Forward-looking statements involve risks and uncertainties, which are based on current expectations as of the date of this release and subject to known and unknown risks and uncertainties that could cause actual results to differ materially from those expressed or implied by such statements, including the risk that the Release Condition may not be satisfied within the required timeframe; the economic viability of the Transaction may not be established during the Option Period; the Company may not secure adequate financing to complete the Transaction or fund ongoing obligations; changes in commodity prices may affect the viability of the Transaction; the Company’s ability to negotiate an extension of the Option Period, if needed; the Company's ability to negotiate acceptable definitive transaction agreements within the Option Period for the exercise of the Option; the Acquisition Agreement being subject to Court approval pursuant to the CCAA Proceedings, which may not be obtained or may be subject to conditions; general economic, market and business conditions; and other risks described under "Risk Factors" in the Company's latest annual information form filed on April 27, 2026, available under the Company's SEDAR+ profile at www.sedarplus.ca, and in other filings that the Company has made and may make with applicable securities authorities in the future.
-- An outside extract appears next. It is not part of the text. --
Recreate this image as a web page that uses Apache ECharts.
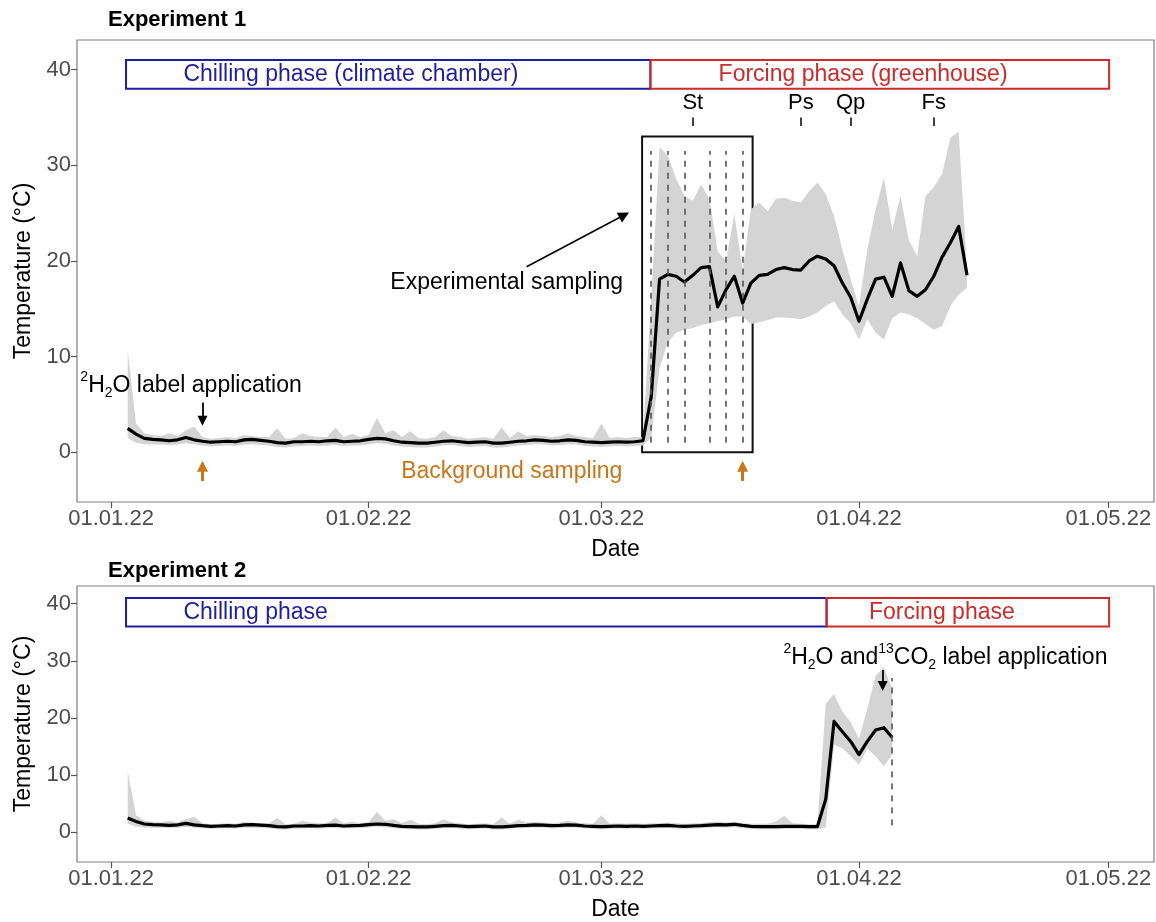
<!DOCTYPE html>
<html><head><meta charset="utf-8">
<script src="https://cdn.jsdelivr.net/npm/echarts@6/dist/echarts.min.js"></script>
<style>html,body{margin:0;padding:0;background:#fff}#c{width:1156px;height:922px}</style>
</head><body><div id="c"></div>
<script>
// ---- axis ticks (x in days after 01.01.22) ----
const xTickDays = [0, 31, 59, 90, 120];
const xTickLabels = ['01.01.22', '01.02.22', '01.03.22', '01.04.22', '01.05.22'];
const yTicks = [0, 10, 20, 30, 40];

// ---- Experiment 1 ----
const days1 = [2,3,4,5,6,7,8,9,10,11,12,13,14,15,16,17,18,19,20,21,22,23,24,25,26,27,28,29,30,31,32,33,34,35,36,37,38,39,40,41,42,43,44,45,46,47,48,49,50,51,52,53,54,55,56,57,58,59,60,61,62,63,64,65,66,67,68,69,70,71,72,73,74,75,76,77,78,79,80,81,82,83,84,85,86,87,88,89,90,91,92,93,94,95,96,97,98,99,100,101,102,103];
const mean1 = [2.5,1.9,1.45,1.35,1.3,1.2,1.3,1.55,1.3,1.15,
  1.05,1.1,1.15,1.1,1.3,1.35,1.25,1.15,1.0,0.95,
  1.1,1.1,1.15,1.1,1.2,1.25,1.1,1.15,1.2,1.35,
  1.45,1.4,1.2,1.05,1.0,0.95,0.95,1.05,1.15,1.2,
  1.1,1.0,1.05,1.1,0.95,0.95,1.05,1.15,1.2,1.3,
  1.25,1.15,1.2,1.3,1.25,1.1,1.05,1.0,1.05,1.1,
  1.05,1.1,
  1.2,5.8,18.1,18.6,18.4,17.8,18.5,19.3,19.4,15.2,
  17.0,18.4,15.6,17.7,18.5,18.6,19.1,19.3,19.1,19.05,
  20.0,20.5,20.2,19.5,17.7,16.2,13.7,16.0,18.1,18.3,
  16.3,19.8,16.9,16.3,17.0,18.4,20.4,21.9,23.6,18.5];
const hi1 = [10.7,3.0,2.0,1.8,1.7,2.0,1.7,2.3,2.7,1.6,
  1.4,1.5,1.6,1.5,1.8,1.7,1.6,1.6,2.5,1.4,
  1.5,2.0,1.7,1.6,1.6,2.6,1.6,1.9,1.6,1.8,
  3.6,2.0,2.3,1.6,2.2,1.5,1.4,1.6,2.3,1.7,
  1.6,1.4,1.5,1.6,1.4,2.6,1.5,2.2,1.7,1.8,
  1.7,1.6,1.7,2.0,1.7,1.6,1.5,3.0,1.5,1.6,
  1.5,1.6,
  1.6,16.0,31.9,31.0,28.6,26.8,26.3,28.0,26.5,21.0,
  20.0,24.9,19.1,25.4,26.1,25.2,26.5,26.6,26.3,26.1,
  27.3,28.2,27.0,24.7,21.2,18.1,15.3,21.2,25.4,28.7,
  23.3,26.8,22.2,20.5,26.8,27.7,29.1,32.9,33.5,19.0];
const lo1 = [1.5,1.0,0.85,0.8,0.8,0.75,0.8,0.95,0.8,0.7,
  0.6,0.65,0.7,0.65,0.8,0.85,0.75,0.7,0.55,0.5,
  0.6,0.65,0.7,0.65,0.7,0.75,0.65,0.7,0.7,0.85,
  0.95,0.9,0.7,0.6,0.55,0.5,0.5,0.6,0.7,0.75,
  0.65,0.55,0.6,0.65,0.5,0.5,0.6,0.7,0.75,0.85,
  0.8,0.7,0.75,0.85,0.8,0.65,0.6,0.55,0.6,0.65,
  0.6,0.65,
  0.7,1.5,8.8,11.5,12.5,12.8,13.0,13.3,13.5,13.7,
  13.9,14.2,14.2,13.4,13.6,13.8,14.1,14.1,14.0,13.9,
  14.2,14.6,15.3,15.8,14.4,13.5,11.8,13.9,12.5,11.8,
  14.0,14.6,14.4,14.0,13.4,12.8,13.2,15.3,16.5,17.2];
const samplingDays1 = [65, 67, 69, 72, 74, 76];
const phenoNames = ['St', 'Ps', 'Qp', 'Fs'];
const phenoDays = [70, 83, 89, 99];
const backgroundDays = [11, 76];

// ---- Experiment 2 ----
const days2 = [2,3,4,5,6,7,8,9,10,11,12,13,14,15,16,17,18,19,20,21,22,23,24,25,26,27,28,29,30,31,32,33,34,35,36,37,38,39,40,41,42,43,44,45,46,47,48,49,50,51,52,53,54,55,56,57,58,59,60,61,62,63,64,65,66,67,68,69,70,71,72,73,74,75,76,77,78,79,80,81,82,83,84,85,86,87,88,89,90,91,92,93,94];
const mean2 = [2.5,1.9,1.45,1.35,1.3,1.2,1.3,1.55,1.3,1.15,
  1.05,1.1,1.15,1.1,1.3,1.35,1.25,1.15,1.0,0.95,
  1.1,1.1,1.15,1.1,1.2,1.25,1.1,1.15,1.2,1.35,
  1.45,1.4,1.2,1.05,1.0,0.95,0.95,1.05,1.15,1.2,
  1.1,1.0,1.05,1.1,0.95,0.95,1.05,1.15,1.2,1.3,
  1.25,1.15,1.2,1.3,1.25,1.1,1.05,1.0,1.05,1.1,
  1.05,1.1,
  1.05,1.1,1.15,1.2,1.1,1.05,1.1,1.15,1.25,1.35,1.3,1.4,1.2,1.05,1.0,1.0,1.0,1.05,1.05,1.05,1.0,1.0,
  5.8,19.4,17.6,15.9,13.6,15.9,17.9,18.3,16.6];
const hi2 = [10.7,3.0,2.0,1.8,1.7,2.0,1.7,2.3,2.7,1.6,
  1.4,1.5,1.6,1.5,1.8,1.7,1.6,1.6,2.5,1.4,
  1.5,2.0,1.7,1.6,1.6,2.6,1.6,1.9,1.6,1.8,
  3.6,2.0,2.3,1.6,2.2,1.5,1.4,1.6,2.3,1.7,
  1.6,1.4,1.5,1.6,1.4,2.6,1.5,2.2,1.7,1.8,
  1.7,1.6,1.7,2.0,1.7,1.6,1.5,3.0,1.5,1.6,
  1.5,1.6,
  1.5,1.6,1.6,1.7,1.6,1.5,1.6,1.6,1.8,1.9,1.7,1.9,1.6,1.5,1.5,1.5,1.9,2.9,1.6,1.5,1.4,1.4,
  22.5,24.2,21.1,19.3,16.4,21.6,27.4,28.9,25.1];
const lo2 = [1.5,1.0,0.85,0.8,0.8,0.75,0.8,0.95,0.8,0.7,
  0.6,0.65,0.7,0.65,0.8,0.85,0.75,0.7,0.55,0.5,
  0.6,0.65,0.7,0.65,0.7,0.75,0.65,0.7,0.7,0.85,
  0.95,0.9,0.7,0.6,0.55,0.5,0.5,0.6,0.7,0.75,
  0.65,0.55,0.6,0.65,0.5,0.5,0.6,0.7,0.75,0.85,
  0.8,0.7,0.75,0.85,0.8,0.65,0.6,0.55,0.6,0.65,
  0.6,0.65,
  0.6,0.65,0.7,0.75,0.65,0.6,0.65,0.7,0.8,0.9,0.85,0.9,0.75,0.6,0.55,0.55,0.55,0.6,0.6,0.6,0.55,0.55,
  0.8,15.3,14.7,13.3,11.8,14.7,13.3,11.5,13.6];
const labelDay2 = 94;

// ---- styling ----
const FONT = "'Liberation Sans', Arial, Helvetica, sans-serif";
const BLUE = '#1f1f9e', RED = '#cc2b2b', ORANGE = '#c8761a', GREY = '#d4d4d4';
const X_MIN = -4.1, X_MAX = 125.5, Y_MIN = -5.2, Y_MAX = 43.1;

function mkX(gi) {
  return {
    type: 'value', gridIndex: gi, min: X_MIN, max: X_MAX,
    name: 'Date', nameLocation: 'middle', nameGap: 36,
    nameTextStyle: { fontSize: 23, color: '#000', fontFamily: FONT },
    axisLine: { show: false, onZero: false }, splitLine: { show: false },
    axisTick: { show: true, length: 6, customValues: xTickDays, lineStyle: { color: '#555', width: 1.2 } },
    axisLabel: { show: true, customValues: xTickDays, fontSize: 22, color: '#4d4d4d', margin: 6, fontFamily: FONT,
      formatter: v => xTickLabels[xTickDays.indexOf(v)] }
  };
}
function mkY(gi) {
  return {
    type: 'value', gridIndex: gi, min: Y_MIN, max: Y_MAX,
    name: 'Temperature (°C)', nameLocation: 'middle', nameGap: 42,
    nameTextStyle: { fontSize: 23, color: '#000', fontFamily: FONT },
    axisLine: { show: false, onZero: false }, splitLine: { show: false },
    axisTick: { show: true, length: 6, customValues: yTicks, lineStyle: { color: '#555', width: 1.2 } },
    axisLabel: { show: true, customValues: yTicks, fontSize: 22, color: '#4d4d4d', margin: 6, fontFamily: FONT }
  };
}
function band(gi, days, lo, hi) {
  return {
    type: 'custom', xAxisIndex: gi, yAxisIndex: gi, z: 1, silent: true,
    data: days.map((d, i) => [d, lo[i], hi[i]]),
    renderItem: function (params, api) {
      if (params.dataIndex !== 0) return null;
      const pts = [];
      for (let i = 0; i < days.length; i++) pts.push(api.coord([days[i], hi[i]]));
      for (let i = days.length - 1; i >= 0; i--) pts.push(api.coord([days[i], lo[i]]));
      return { type: 'polygon', shape: { points: pts }, style: { fill: GREY } };
    }
  };
}
function meanLine(gi, days, vals) {
  return {
    type: 'line', xAxisIndex: gi, yAxisIndex: gi, z: 3, silent: true,
    data: days.map((d, i) => [d, vals[i]]),
    symbol: 'none', lineStyle: { color: '#000', width: 3.2, join: 'round' }
  };
}
function rectPair(x1, y1, x2, y2, color, w) {
  return [{ coord: [x1, y1], itemStyle: { color: 'rgba(0,0,0,0)', borderColor: color, borderWidth: w } }, { coord: [x2, y2] }];
}
const rich = {
  n: { fontSize: 23, lineHeight: 30, verticalAlign: 'middle', fontFamily: FONT, color: '#000' },
  sup: { fontSize: 14, lineHeight: 14, verticalAlign: 'top', fontFamily: FONT, color: '#000' },
  sub: { fontSize: 14, lineHeight: 14, verticalAlign: 'bottom', fontFamily: FONT, color: '#000' }
};
function txt(x, y, text, color, pos, size) {
  return {
    value: [x, y],
    label: { show: true, position: pos || 'right', distance: 0, formatter: text, color: color || '#000',
      fontSize: size || 23, fontFamily: FONT, rich: rich, opacity: 1 }
  };
}
function arrow(x1, y1, x2, y2, color, w, size) {
  return [{ coord: [x1, y1], lineStyle: { color: color, width: w, type: 'solid', opacity: 1 }, symbol: 'none' },
          { coord: [x2, y2], symbol: 'triangle', symbolSize: size, itemStyle: { color: color, opacity: 1 } }];
}
const hiddenItem = { color: 'rgba(0,0,0,0)', opacity: 1 };

const series = [];
// ---------- panel 1 ----------
series.push(band(0, days1, lo1, hi1));
series.push({
  type: 'scatter', xAxisIndex: 0, yAxisIndex: 0, z: 2, silent: true,
  data: [[0, 0]], symbolSize: 0.1, itemStyle: hiddenItem,
  markLine: {
    silent: true, animation: false, symbol: ['none', 'none'], label: { show: false },
    lineStyle: { color: '#555', width: 1.6, type: [6, 6], opacity: 1 },
    data: samplingDays1.map(d => [{ coord: [d, 1.0] }, { coord: [d, 31.5] }])
  },
  markArea: {
    silent: true, animation: false, label: { show: false },
    data: [
      rectPair(1.8, 38, 64.9, 41, BLUE, 2),
      rectPair(64.9, 38, 120.1, 41, RED, 2),
      rectPair(63.9, 0, 77.2, 33, '#111', 2)
    ]
  }
});
series.push(meanLine(0, days1, mean1));
series.push({
  type: 'scatter', xAxisIndex: 0, yAxisIndex: 0, z: 5, silent: true,
  symbolSize: 0.1, itemStyle: hiddenItem,
  data: [
    txt(8.7, 39.5, 'Chilling phase (climate chamber)', BLUE),
    txt(73.1, 39.5, 'Forcing phase (greenhouse)', RED),
    txt(33.6, 17.7, 'Experimental sampling', '#000'),
    txt(34.9, -2.0, 'Background sampling', ORANGE),
    txt(-3.7, 7.0, '{sup|2}{n|H}{sub|2}{n|O label application}', '#000'),
    ...phenoNames.map((n, i) => txt(phenoDays[i], 36.5, n, '#000', 'inside', 22))
  ],
  markLine: {
    silent: true, animation: false, symbol: ['none', 'none'], label: { show: false },
    lineStyle: { color: '#000', width: 1.5, type: 'solid', opacity: 1 },
    data: [
      ...phenoDays.map(d => [{ coord: [d, 34.1] }, { coord: [d, 35.0] }]),
      arrow(50.0, 19.4, 61.75, 24.8, '#000', 1.6, 11),
      arrow(11, 5.2, 11, 3.3, '#000', 1.8, 10),
      ...backgroundDays.map(d => arrow(d, -3.0, d, -1.45, ORANGE, 3, 11))
    ]
  }
});
// ---------- panel 2 ----------
series.push(band(1, days2, lo2, hi2));
series.push({
  type: 'scatter', xAxisIndex: 1, yAxisIndex: 1, z: 2, silent: true,
  data: [[0, 0]], symbolSize: 0.1, itemStyle: hiddenItem,
  markLine: {
    silent: true, animation: false, symbol: ['none', 'none'], label: { show: false },
    lineStyle: { color: '#555', width: 1.6, type: [6, 6], opacity: 1 },
    data: [[{ coord: [labelDay2, 1.2] }, { coord: [labelDay2, 27] }]]
  },
  markArea: {
    silent: true, animation: false, label: { show: false },
    data: [
      rectPair(1.8, 36, 86.1, 41, BLUE, 2),
      rectPair(86.1, 36, 120.1, 41, RED, 2)
    ]
  }
});
series.push(meanLine(1, days2, mean2));
series.push({
  type: 'scatter', xAxisIndex: 1, yAxisIndex: 1, z: 5, silent: true,
  symbolSize: 0.1, itemStyle: hiddenItem,
  data: [
    txt(8.7, 38.4, 'Chilling phase', BLUE),
    txt(91.2, 38.4, 'Forcing phase', RED),
    txt(80.9, 30.6, '{sup|2}{n|H}{sub|2}{n|O and}{sup|13}{n|CO}{sub|2}{n| label application}', '#000')
  ],
  markLine: {
    silent: true, animation: false, symbol: ['none', 'none'], label: { show: false },
    lineStyle: { color: '#000', width: 1.8, type: 'solid', opacity: 1 },
    data: [arrow(92.85, 28.4, 92.85, 25.6, '#000', 1.8, 10)]
  }
});

const chart = echarts.init(document.getElementById('c'), null, { renderer: 'canvas' });
chart.setOption({
  animation: false,
  backgroundColor: '#fff',
  textStyle: { fontFamily: FONT },
  title: [
    { text: 'Experiment 1', left: 108, top: 9, padding: 0, textStyle: { fontSize: 22, fontWeight: 'bold', color: '#000', fontFamily: FONT } },
    { text: 'Experiment 2', left: 108, top: 560, padding: 0, textStyle: { fontSize: 22, fontWeight: 'bold', color: '#000', fontFamily: FONT } }
  ],
  grid: [
    { left: 77, top: 40, width: 1077, height: 462, show: true, borderColor: '#808080', borderWidth: 1.2, backgroundColor: 'rgba(0,0,0,0)' },
    { left: 77, top: 586, width: 1077, height: 279, show: true, borderColor: '#808080', borderWidth: 1.2, backgroundColor: 'rgba(0,0,0,0)' }
  ],
  xAxis: [mkX(0), mkX(1)],
  yAxis: [mkY(0), mkY(1)],
  series: series
});
</script></body></html>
Forward-looking statements contained herein are made only as to the date of this press release and we undertake no obligation to update or revise any forward-looking statements whether as a result of new information, future events or otherwise, except as required by law. We caution investors not to place considerable reliance on the forward-looking statements contained in this press release.
Neither the TSX Venture Exchange nor its Regulation Services Provider (as that term is defined in the policies of the TSX Venture Exchange) accepts responsibility for the adequacy or accuracy of this news release.